If you are like most moms, you ask yourself many questions every day.  Should you get new car? A divorce? How about losing a few pounds, or adding more exercise into your life? Do you wonder if having an affair will lift your spirits? Maybe you just want to indulge in some online flirting, or sexy talk with a stranger on Craigslist because you husband isn’t attentive as he used to be. There are a thousand things we ask ourselves every day. How do you best decide what is the right answer? By asking yourself a very simple, solid question: “Is it good for the children?”

People can fool themselves when they ask, “Is this good for me?” Often we talk ourselves into believing something is good for us, even though deep down we know it may not be. Using the question, “Is it good for the children?”  is an amazingly simple tool to use to help you guide yourself through life. Let’s take a look at some real life examples.

One woman wanted a divorce from her emotionally abusive husband. Was a divorce good for the children? Usually they are not. But she had to ask, “Was it good for the children to be subjected to a very dysfunctional, cruel family system? What was best for the children?”The woman decided on a clean break, and therapy for everyone. That felt as if it were best for the children.

One woman I worked with fought a battle with diabetes. Yet she drank sodas every day. She couldn’t stop adding more sugar into her bloodstream until she asked, “Is it good for the children?” She realized she was putting her health at risk, which was not in her children’s best interest.

Can you see how this simple, elegant question can apply to so many things you as a mom face every day? If you ask yourself the question and you feel that what you are considering doing isn’t good for the children, don’t do it!

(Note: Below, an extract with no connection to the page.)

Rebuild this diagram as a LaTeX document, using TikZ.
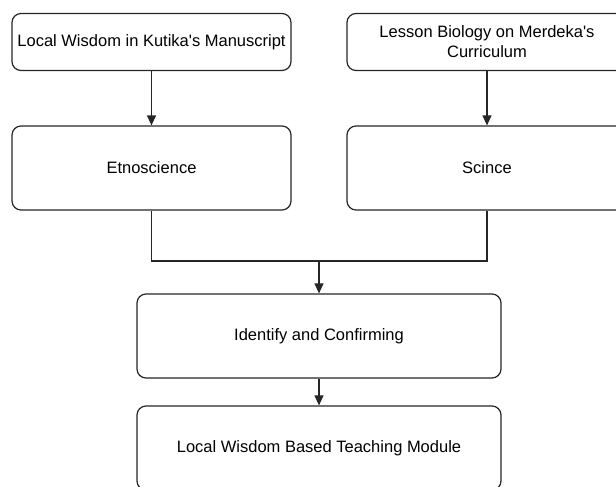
\documentclass[tikz,border=0pt]{standalone}
\usepackage{fontspec}
\setmainfont{Liberation Sans}
\usetikzlibrary{arrows.meta}

\tikzset{
	box/.style={draw=black!85, fill=white, rounded corners=9pt, line width=1.2pt, align=center, font=\fontsize{16.5}{20}\selectfont, inner sep=0pt},
	edge/.style={line width=1.2pt, draw=black!85},
	arr/.style={edge, -{Triangle[length=10pt, width=9pt]}}
}

\begin{document}
\begin{tikzpicture}[x=1pt, y=-1pt]
	\useasboundingbox (0,0) rectangle (616,487);

	% Define nodes in two columns and one centre column
	\node[box, minimum width=279pt, minimum height=57pt] (wisdom) at (151.5,42) {Local Wisdom in Kutika\textquotesingle s Manuscript};
	\node[box, minimum width=280pt, minimum height=57pt] (lesson) at (487,42) {Lesson Biology on Merdeka\textquotesingle s\\Curriculum};
	\node[box, minimum width=279pt, minimum height=84pt] (etno) at (151.5,168) {Etnoscience};
	\node[box, minimum width=280pt, minimum height=84pt] (sci) at (487,168) {Scince};
	\node[box, minimum width=364pt, minimum height=84pt] (ident) at (319,336) {Identify and Confirming};
	\node[box, minimum width=364pt, minimum height=84pt] (module) at (319,448) {Local Wisdom Based Teaching Module};
	\coordinate (join) at (319,261);

	% Draw connectors
	\draw[arr] (wisdom) -- (etno);
	\draw[arr] (lesson) -- (sci);
	\draw[edge] (etno.south) |- (join) -| (sci.south);
	\draw[arr] (join) -- (ident);
	\draw[arr] (ident) -- (module);

\end{tikzpicture}
\end{document}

Take the question one more step beyond and use it as a guidelines for your thoughts and beliefs.. Ask the question, “Is it good for the children that I believe… or I think…” What you believe about things is passed down to your children in ways you may not even recognize. What you believe about yourself certainly gets  handed down . Is it good for the children that you feel less than, or small, or feel like a victim?  Probably not. If you know something isn’t “good for the children,” I encourage you to find the way to turn your answer around, so your thoughts, beliefs and actions, “are good for the children.”

Please note, the answer does not have to be about your own children. The answer can encompass children everywhere. We are all united on this planet. Let us not forget that our thoughts, beliefs and action ripple out and touch so many others. May you find your way to always answer, “Yes! This is good for the children.”